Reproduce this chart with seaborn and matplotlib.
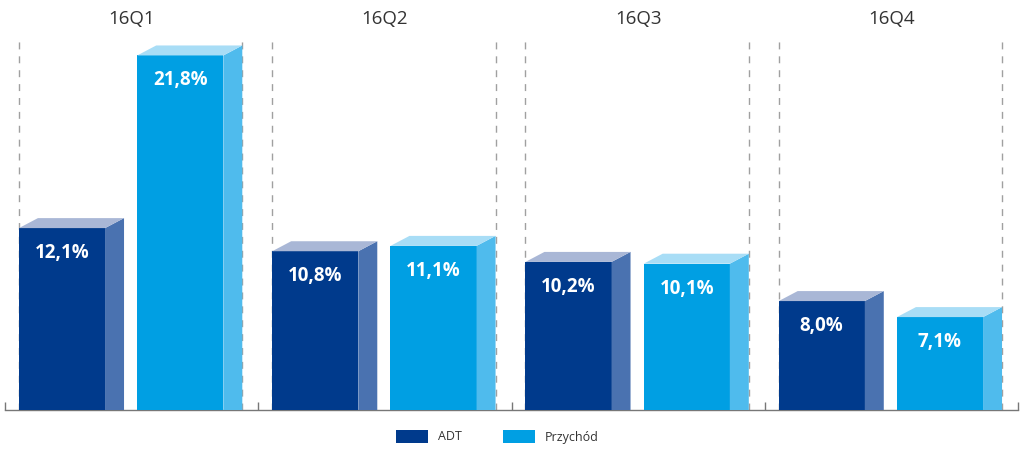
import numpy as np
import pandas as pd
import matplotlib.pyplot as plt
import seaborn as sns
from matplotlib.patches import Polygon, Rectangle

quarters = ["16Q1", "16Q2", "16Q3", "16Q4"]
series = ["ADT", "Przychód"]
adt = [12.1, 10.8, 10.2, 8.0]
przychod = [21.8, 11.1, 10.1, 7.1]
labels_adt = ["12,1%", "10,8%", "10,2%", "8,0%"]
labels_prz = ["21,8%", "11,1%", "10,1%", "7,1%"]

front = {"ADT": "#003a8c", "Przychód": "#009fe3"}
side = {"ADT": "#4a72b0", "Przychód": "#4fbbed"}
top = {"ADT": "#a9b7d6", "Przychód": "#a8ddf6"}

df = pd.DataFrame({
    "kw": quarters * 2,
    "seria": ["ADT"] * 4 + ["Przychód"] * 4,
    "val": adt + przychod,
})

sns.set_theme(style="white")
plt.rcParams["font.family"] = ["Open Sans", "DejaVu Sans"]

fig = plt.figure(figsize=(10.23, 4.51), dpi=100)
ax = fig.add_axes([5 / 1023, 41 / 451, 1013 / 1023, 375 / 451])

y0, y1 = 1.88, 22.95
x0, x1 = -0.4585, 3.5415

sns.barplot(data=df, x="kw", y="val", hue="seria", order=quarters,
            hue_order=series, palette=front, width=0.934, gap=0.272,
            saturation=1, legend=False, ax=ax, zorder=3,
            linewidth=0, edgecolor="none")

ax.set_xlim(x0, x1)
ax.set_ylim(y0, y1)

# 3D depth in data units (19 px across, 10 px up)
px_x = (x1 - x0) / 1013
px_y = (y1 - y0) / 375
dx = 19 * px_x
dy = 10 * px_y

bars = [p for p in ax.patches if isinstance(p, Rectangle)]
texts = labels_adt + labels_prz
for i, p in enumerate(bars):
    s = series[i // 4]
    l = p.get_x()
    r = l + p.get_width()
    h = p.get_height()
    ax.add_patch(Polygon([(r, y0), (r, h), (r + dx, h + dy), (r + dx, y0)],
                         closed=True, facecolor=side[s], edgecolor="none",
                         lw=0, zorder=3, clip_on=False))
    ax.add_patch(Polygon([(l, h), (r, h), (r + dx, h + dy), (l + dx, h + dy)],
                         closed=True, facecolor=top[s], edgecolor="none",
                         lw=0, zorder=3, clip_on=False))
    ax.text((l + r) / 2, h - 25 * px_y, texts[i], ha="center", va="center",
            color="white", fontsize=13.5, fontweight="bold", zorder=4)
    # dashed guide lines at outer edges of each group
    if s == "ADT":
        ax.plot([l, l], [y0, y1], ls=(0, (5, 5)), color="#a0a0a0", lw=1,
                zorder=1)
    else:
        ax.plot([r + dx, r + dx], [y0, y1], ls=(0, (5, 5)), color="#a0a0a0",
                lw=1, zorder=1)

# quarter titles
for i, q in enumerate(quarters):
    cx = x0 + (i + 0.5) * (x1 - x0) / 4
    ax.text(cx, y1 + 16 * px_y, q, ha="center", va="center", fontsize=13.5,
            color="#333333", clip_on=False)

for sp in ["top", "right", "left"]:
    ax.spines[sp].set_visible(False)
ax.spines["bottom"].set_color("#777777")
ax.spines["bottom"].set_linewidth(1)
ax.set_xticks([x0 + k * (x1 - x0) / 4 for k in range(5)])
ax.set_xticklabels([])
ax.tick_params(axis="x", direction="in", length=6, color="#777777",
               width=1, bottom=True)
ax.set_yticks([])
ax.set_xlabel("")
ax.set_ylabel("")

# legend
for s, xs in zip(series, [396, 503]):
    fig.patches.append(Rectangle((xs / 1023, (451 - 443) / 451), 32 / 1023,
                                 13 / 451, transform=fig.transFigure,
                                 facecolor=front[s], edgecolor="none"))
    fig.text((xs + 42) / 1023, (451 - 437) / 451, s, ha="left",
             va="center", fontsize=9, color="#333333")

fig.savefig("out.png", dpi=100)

# # #

● **What this task involves**:
Please reproduce the listing exactly from its opening line through the line that contains "dy = 10 * px_y", both included, with all pictures omitted.

● **Response below**:
Reproduce this chart with seaborn and matplotlib.
import numpy as np
import pandas as pd
import matplotlib.pyplot as plt
import seaborn as sns
from matplotlib.patches import Polygon, Rectangle

quarters = ["16Q1", "16Q2", "16Q3", "16Q4"]
series = ["ADT", "Przychód"]
adt = [12.1, 10.8, 10.2, 8.0]
przychod = [21.8, 11.1, 10.1, 7.1]
labels_adt = ["12,1%", "10,8%", "10,2%", "8,0%"]
labels_prz = ["21,8%", "11,1%", "10,1%", "7,1%"]

front = {"ADT": "#003a8c", "Przychód": "#009fe3"}
side = {"ADT": "#4a72b0", "Przychód": "#4fbbed"}
top = {"ADT": "#a9b7d6", "Przychód": "#a8ddf6"}

df = pd.DataFrame({
    "kw": quarters * 2,
    "seria": ["ADT"] * 4 + ["Przychód"] * 4,
    "val": adt + przychod,
})

sns.set_theme(style="white")
plt.rcParams["font.family"] = ["Open Sans", "DejaVu Sans"]

fig = plt.figure(figsize=(10.23, 4.51), dpi=100)
ax = fig.add_axes([5 / 1023, 41 / 451, 1013 / 1023, 375 / 451])

y0, y1 = 1.88, 22.95
x0, x1 = -0.4585, 3.5415

sns.barplot(data=df, x="kw", y="val", hue="seria", order=quarters,
            hue_order=series, palette=front, width=0.934, gap=0.272,
            saturation=1, legend=False, ax=ax, zorder=3,
            linewidth=0, edgecolor="none")

ax.set_xlim(x0, x1)
ax.set_ylim(y0, y1)

# 3D depth in data units (19 px across, 10 px up)
px_x = (x1 - x0) / 1013
px_y = (y1 - y0) / 375
dx = 19 * px_x
dy = 10 * px_y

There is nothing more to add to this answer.